Bill Callahan, Barbican Centre, London

Animals are a recurrent presence in Bill Callahan's songs. Cattle, bees, birds, buffalo and horses abound, romping through his oeuvre either literally or as strange metaphors – as in "Universal Applicant" from his new album, Apocalypse, in which a small menagerie laughs at the singer as he manages to burn his own boat with a flare gun.

Elsewhere on the album, he imagines himself a drover herding his cattle to market, while a further layer of earthy, floral imagery cements his position as a poet of the natural world, a latter-day Wordsworth, with bucolic scenes prompting philosophical ruminations on love, life and death. "There is no love where there is no bramble", runs one such observation, while in "Baby's Breath" a metaphor warns against the over-zealous gardening of relationships ("she was not a weed, she was a flower").

It's just as well Callahan's songs are so fecund with natural life, as his own onstage presence remains notably lifeless.
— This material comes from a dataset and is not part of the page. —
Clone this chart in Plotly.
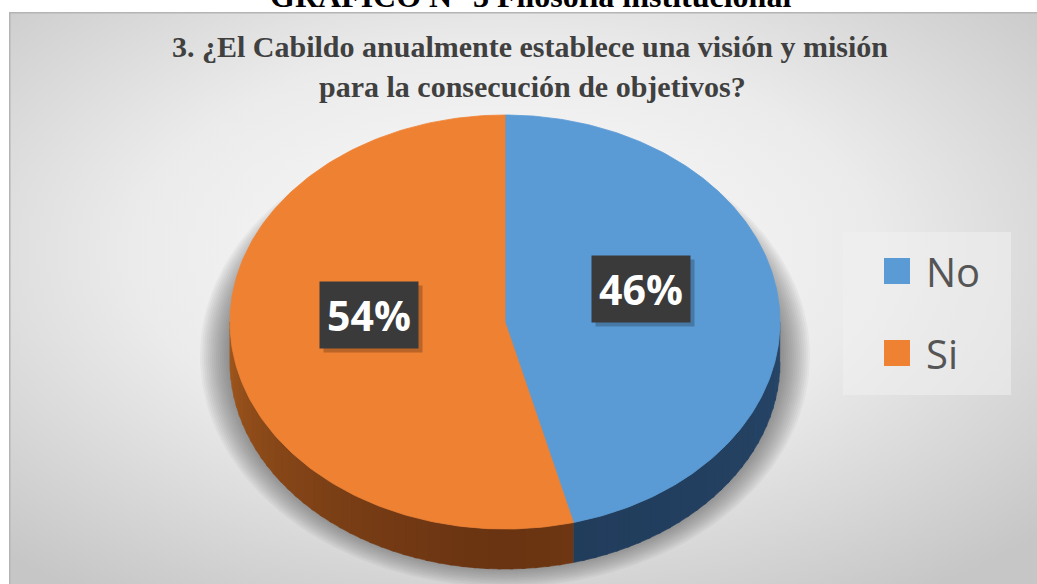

Despite performing now for a decade and a half, he's developed no discernible audience rapport, and offers nothing in the way of staging: just himself in a white suit with an acoustic guitar, occasionally lifting a foot or hopping from one to the other as the music carries him. Even his lead guitarist plays sitting down, while across from Callahan, side on to the audience, his drummer percusses gently. Thankfully, both sidemen are brilliantly responsive to the internal drama of Callahan's songs, Matt Kinsey squeezing little tics and whines of feedback and distortion from his guitar, while Neal Morgan adopts a range of unusual methods – damping a tom-tom by draping it with a cloth, patting the skins with his bare hands, etc – to animate the action.
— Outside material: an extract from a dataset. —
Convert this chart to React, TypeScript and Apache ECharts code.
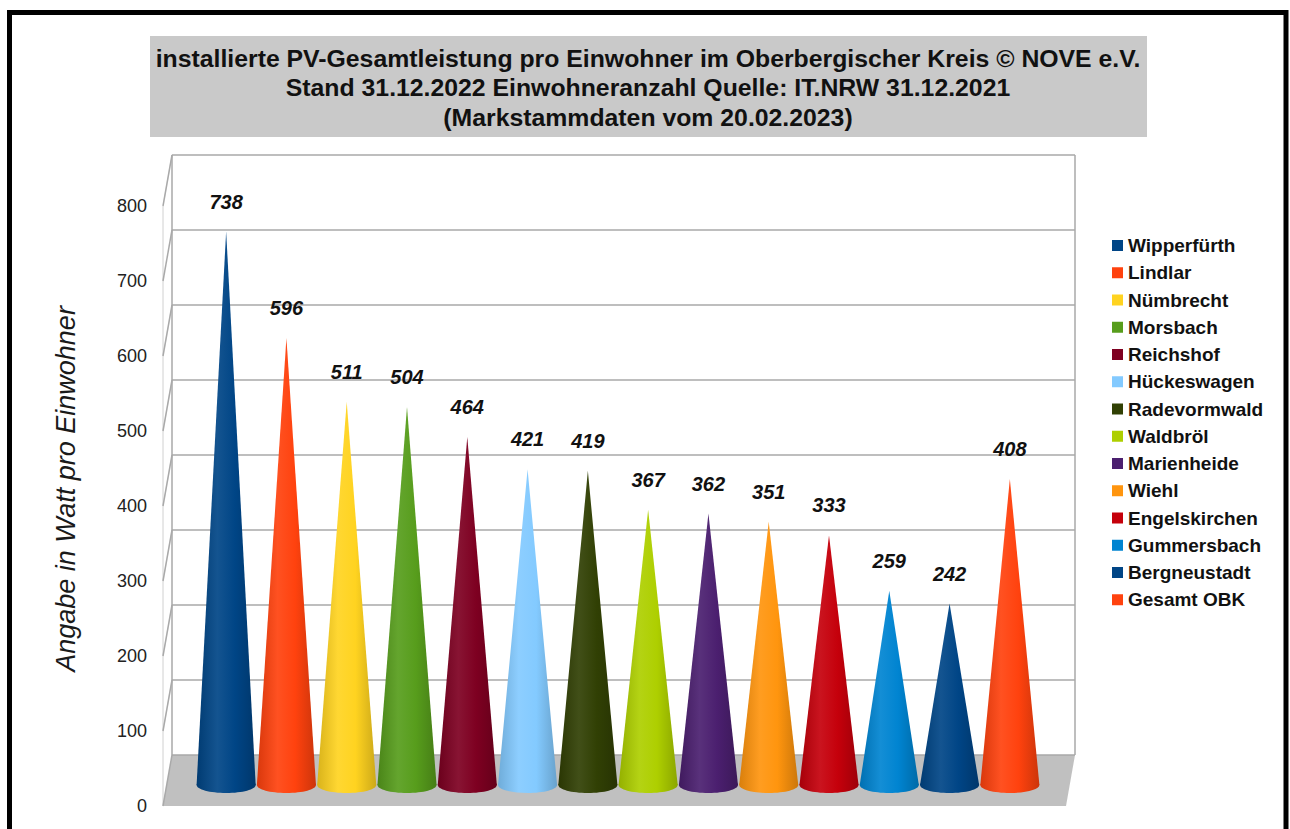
import React, { useEffect, useRef } from 'react';
import * as echarts from 'echarts';

// ---------- data ----------
const categories = [
  'Wipperfürth', 'Lindlar', 'Nümbrecht', 'Morsbach', 'Reichshof', 'Hückeswagen',
  'Radevormwald', 'Waldbröl', 'Marienheide', 'Wiehl', 'Engelskirchen',
  'Gummersbach', 'Bergneustadt', 'Gesamt OBK',
];
const values = [738, 596, 511, 504, 464, 421, 419, 367, 362, 351, 333, 259, 242, 408];
const colors = [
  '#004586', '#ff420e', '#ffd320', '#579d1c', '#7e0021', '#83caff', '#314004',
  '#aecf00', '#4b1f6f', '#ff950e', '#c5000b', '#0084d1', '#004586', '#ff420e',
];
const yTicks = [0, 100, 200, 300, 400, 500, 600, 700, 800];
const titleLines = [
  'installierte PV-Gesamtleistung pro Einwohner im Oberbergischer Kreis © NOVE e.V.',
  'Stand 31.12.2022 Einwohneranzahl Quelle: IT.NRW 31.12.2021',
  '(Markstammdaten vom 20.02.2023)',
];
const yAxisTitle = 'Angabe in Watt pro Einwohner';

// ---------- helpers ----------
const FONT = '"Liberation Sans", Arial, sans-serif';
const DX = 9;
const DY = -51;

function mix(hex: string, target: number, t: number): string {
  const n = parseInt(hex.slice(1), 16);
  const r = (n >> 16) & 255, g = (n >> 8) & 255, b = n & 255;
  const f = (c: number) => Math.round(c + (target - c) * t);
  return `rgb(${f(r)},${f(g)},${f(b)})`;
}

export default function App() {
  const ref = useRef<HTMLDivElement>(null);

  useEffect(() => {
    document.body.style.margin = '0';
    if (!ref.current) return;
    const chart = echarts.init(ref.current, null, { renderer: 'svg' });

    const wallSeries: any = {
      type: 'custom',
      name: '__walls',
      coordinateSystem: 'cartesian2d',
      xAxisIndex: 0,
      yAxisIndex: 0,
      silent: true,
      z: 1,
      data: yTicks.map((v) => [0, v]),
      encode: { x: 0, y: 1 },
      renderItem: (params: any, api: any) => {
        const v = api.value(1);
        const cs = params.coordSys;
        const x0 = cs.x;
        const x1 = cs.x + cs.width;
        const yf = api.coord([0, v])[1];
        const yb = yf + DY;
        const ls = { stroke: '#a9a9a9', lineWidth: 1.5 };
        const children: any[] = [];
        if (v === 0) {
          const yTop = api.coord([0, yTicks[yTicks.length - 1]])[1];
          children.push({
            type: 'polygon',
            shape: { points: [[x0, yf], [x1, yf], [x1 + DX, yb], [x0 + DX, yb]] },
            style: { fill: '#c0c0c0' },
          });
          children.push({ type: 'line', shape: { x1: x0 + DX, y1: yTop + DY, x2: x0 + DX, y2: yb }, style: ls });
          children.push({ type: 'line', shape: { x1: x1 + DX, y1: yTop + DY, x2: x1 + DX, y2: yb }, style: ls });
          children.push({ type: 'line', shape: { x1: x0, y1: yTop, x2: x0, y2: yf }, style: { stroke: '#d0d0d0', lineWidth: 1 } });
        }
        children.push({ type: 'line', shape: { x1: x0 + DX, y1: yb, x2: x1 + DX, y2: yb }, style: ls });
        children.push({ type: 'line', shape: { x1: x0, y1: yf, x2: x0 + DX, y2: yb }, style: ls });
        return { type: 'group', children };
      },
    };

    const coneSeries = categories.map((name, i) => ({
      type: 'custom',
      name,
      coordinateSystem: 'cartesian2d',
      xAxisIndex: 1,
      yAxisIndex: 1,
      z: 3,
      itemStyle: { color: colors[i] },
      data: [[i, values[i]]],
      encode: { x: 0, y: 1 },
      renderItem: (params: any, api: any) => {
        const idx = api.value(0);
        const v = api.value(1);
        const base = api.coord([idx, 0]);
        const tip = api.coord([idx, v]);
        const r = api.size([1, 0])[0] * 0.49;
        const ry = 8;
        const c = colors[i];
        const mk = () =>
          new echarts.graphic.LinearGradient(0, 0, 1, 0, [
            { offset: 0, color: mix(c, 0, 0.15) },
            { offset: 0.35, color: mix(c, 255, 0.08) },
            { offset: 0.65, color: c },
            { offset: 1, color: mix(c, 0, 0.2) },
          ]);
        return {
          type: 'group',
          children: [
            { type: 'ellipse', shape: { cx: base[0], cy: base[1], rx: r, ry }, style: { fill: mk() } },
            {
              type: 'polygon',
              shape: { points: [[base[0] - r, base[1]], [tip[0], tip[1]], [base[0] + r, base[1]]] },
              style: { fill: mk() },
            },
            {
              type: 'text',
              style: {
                text: String(v),
                x: tip[0],
                y: tip[1] - 30,
                align: 'center',
                verticalAlign: 'middle',
                fontSize: 20,
                fontWeight: 'bold',
                fontStyle: 'italic',
                fontFamily: FONT,
                fill: '#111',
              },
            },
          ],
        };
      },
    }));

    const option: any = {
      animation: false,
      backgroundColor: '#ffffff',
      graphic: [
        {
          type: 'rect',
          shape: { x: 150, y: 36, width: 997, height: 101 },
          style: { fill: '#c9c9c9' },
          z: 0,
        },
        ...titleLines.map((t, k) => ({
          type: 'text',
          x: 648,
          y: 58 + k * 29.5,
          z: 2,
          style: {
            text: t,
            align: 'center',
            verticalAlign: 'middle',
            fontSize: 24.8,
            fontWeight: 'bold',
            fontFamily: FONT,
            fill: '#111',
          },
        })),
        {
          type: 'text',
          x: 66,
          y: 489,
          rotation: Math.PI / 2,
          z: 2,
          style: {
            text: yAxisTitle,
            align: 'center',
            verticalAlign: 'middle',
            fontSize: 27,
            fontStyle: 'italic',
            fontFamily: FONT,
            fill: '#1a1a1a',
          },
        },
        {
          type: 'rect',
          shape: { x: 9.5, y: 12.5, width: 1276.5, height: 900 },
          style: { fill: 'none', stroke: '#000', lineWidth: 5 },
          z: 10,
        },
      ],
      legend: {
        orient: 'vertical',
        left: 1112,
        top: 236,
        padding: 0,
        icon: 'rect',
        itemWidth: 11,
        itemHeight: 11,
        itemGap: 8.25,
        selectedMode: false,
        data: categories,
        textStyle: { fontSize: 19, fontWeight: 'bold', fontFamily: FONT, color: '#111', lineHeight: 18 },
      },
      grid: [
        { left: 163, top: 206, width: 903, height: 600 },
        { left: 196, top: 185, width: 844, height: 600 },
      ],
      xAxis: [
        { type: 'value', gridIndex: 0, min: 0, max: 1, show: false },
        { type: 'category', gridIndex: 1, data: categories, show: false },
      ],
      yAxis: [
        {
          type: 'value',
          gridIndex: 0,
          min: 0,
          max: 800,
          interval: 100,
          axisLine: { show: false },
          axisTick: { show: false },
          splitLine: { show: false },
          axisLabel: { fontSize: 18, color: '#222', margin: 16, fontFamily: FONT },
        },
        { type: 'value', gridIndex: 1, min: 0, max: 800, interval: 100, show: false },
      ],
      series: [wallSeries, ...coneSeries],
    };

    chart.setOption(option);
    return () => chart.dispose();
  }, []);

  return <div ref={ref} style={{ width: 1290, height: 829 }} />;
}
Alongside old favourites like "The Well" and "Our Anniversary", most of the set is drawn from the new album, Callahan's warm baritone welcoming us with "Riding for the Feeling" – typically, a song of how to say goodbye – before riding with sardonic pride through "America!" and the hypnotic Western momentum of "Drover", the most exciting moment of the evening. But it's the quirky reflection of "Free's" that captures the crux of his art, a gently cantering groove in which, typically, he finds himself static, "standing in a field of questions, as far as the eye can see – is this what it means to be free?"